Pilatre de Rozier was responsible for another, less desirable flight milestone in 1785, when a balloon he was attempting to pilot across the English Channel blew up, making him and his co-pilot the first aeronautical casualties.
Not to be outdone by the Montgolfiers, Jacques Charles and Nicolas-Louis Robert made the first manned flight in a hydrogen balloon on December 1. To show that the rivalry was a friendly one, Joseph Mongolfier was invited to release a tiny “pilot balloon” before the main balloon, to help Charles see which way the wind was blowing.
Charles and Robert stayed aloft for two hours, went to a height of 550 meters, and traveled some 30 miles, once again landing in a field. Although it was getting dark, and the hydrogen was running low, Charles was in such good spirits that he insisted on going up again briefly by himself.
It was the last time he ever flew, for the experience rattled him. He went higher than anyone had ever done, about 3,000 meters, felt intense ear pain, and in a bit of a panic, vented gas and tossed ballast, landing safely but quite disoriented.

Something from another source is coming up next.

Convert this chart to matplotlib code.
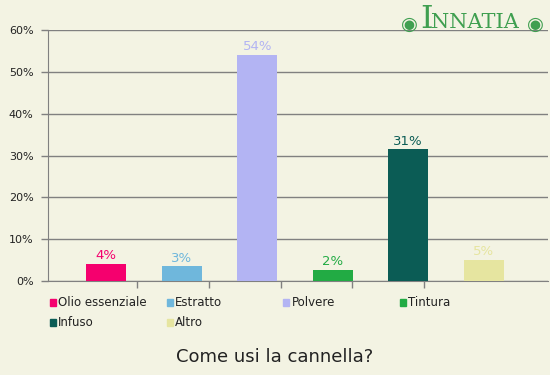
import matplotlib.pyplot as plt
import matplotlib.patches as mpatches
import numpy as np

# Data
categories = ['Olio essenziale', 'Estratto', 'Polvere', 'Tintura', 'Infuso', 'Altro']
values = [4.1, 3.5, 54.0, 2.6, 31.5, 5.0]
labels = ['4%', '3%', '54%', '2%', '31%', '5%']
colors = ['#f5006e', '#6fb7dc', '#b3b4f3', '#22ab44', '#0b5c55', '#e6e5a0']
yticks = [0, 10, 20, 30, 40, 50, 60]

bg = '#f3f3e3'
fig = plt.figure(figsize=(5.5, 3.75), dpi=100, facecolor=bg)
ax = fig.add_axes([48 / 550, 1 - 281 / 375, 500 / 550, 251 / 375], facecolor=bg)

x = np.arange(len(categories))
ax.bar(x, values, width=0.53, color=colors, zorder=3)
for xi, v, lab, c in zip(x, values, labels, colors):
    ax.text(xi, v + 0.4, lab, ha='center', va='bottom', color=c, fontsize=9.5)

ax.set_xlim(-0.77, 5.85)
ax.set_ylim(0, 60)
ax.set_yticks(yticks)
ax.set_yticklabels([f'{t}%' for t in yticks], fontsize=8, color='#222222')
ax.yaxis.grid(True, color='#808080', linewidth=1, zorder=0)
ax.set_xticks([0.41, 1.36, 2.31, 3.26, 4.21])
ax.set_xticklabels([])
ax.tick_params(axis='both', length=5, color='#808080', width=1)
ax.tick_params(axis='y', pad=5.5)
for s in ['top', 'right']:
    ax.spines[s].set_visible(False)
for s in ['left', 'bottom']:
    ax.spines[s].set_color('#808080')

# legend laid out as a fixed grid
for i, (name, c) in enumerate(zip(categories, colors)):
    col, row = i % 4, i // 4
    px = 50 + col * 116.7
    py = 302 + row * 20
    fig.patches.append(mpatches.Rectangle((px / 550, 1 - (py + 3.5) / 375), 6 / 550, 7 / 375,
                                          transform=fig.transFigure, color=c))
    fig.text((px + 8) / 550, 1 - py / 375, name, fontsize=8.5, va='center', color='#222222')

fig.text(0.5, 1 - 357 / 375, 'Come usi la cannella?', ha='center', va='center',
         fontsize=13, color='#222222')

# logo
green = '#3f9f50'
fig.text(420 / 550, 1 - 20 / 375, 'I', ha='left', va='center', fontsize=23,
         family='DejaVu Serif', color=green)
fig.text(431 / 550, 1 - 23 / 375, 'NNATIA', ha='left', va='center', fontsize=15,
         family='DejaVu Serif', color=green)
fig.text(409 / 550, 1 - 24 / 375, '◉', ha='center', va='center', fontsize=14, color=green)
fig.text(535 / 550, 1 - 24 / 375, '◉', ha='center', va='center', fontsize=14, color=green)

fig.savefig('out.png', dpi=100, facecolor=bg)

The last of these significant early flights happened on January 19, 1784, when the Montgolfiers sent up a 2,000 cubic meter monster balloon with seven people in the basket. One of them was unanticipated, a young man named Fontaine who jumped in at the last minute, becoming the first aerial stowaway.
Ballooning was tried in every country within a short period of years after that. It only remains to say – you saw this coming – that the first military use of the new balloons came during the Napoleonic Wars in 1794. War has never been out of the air since.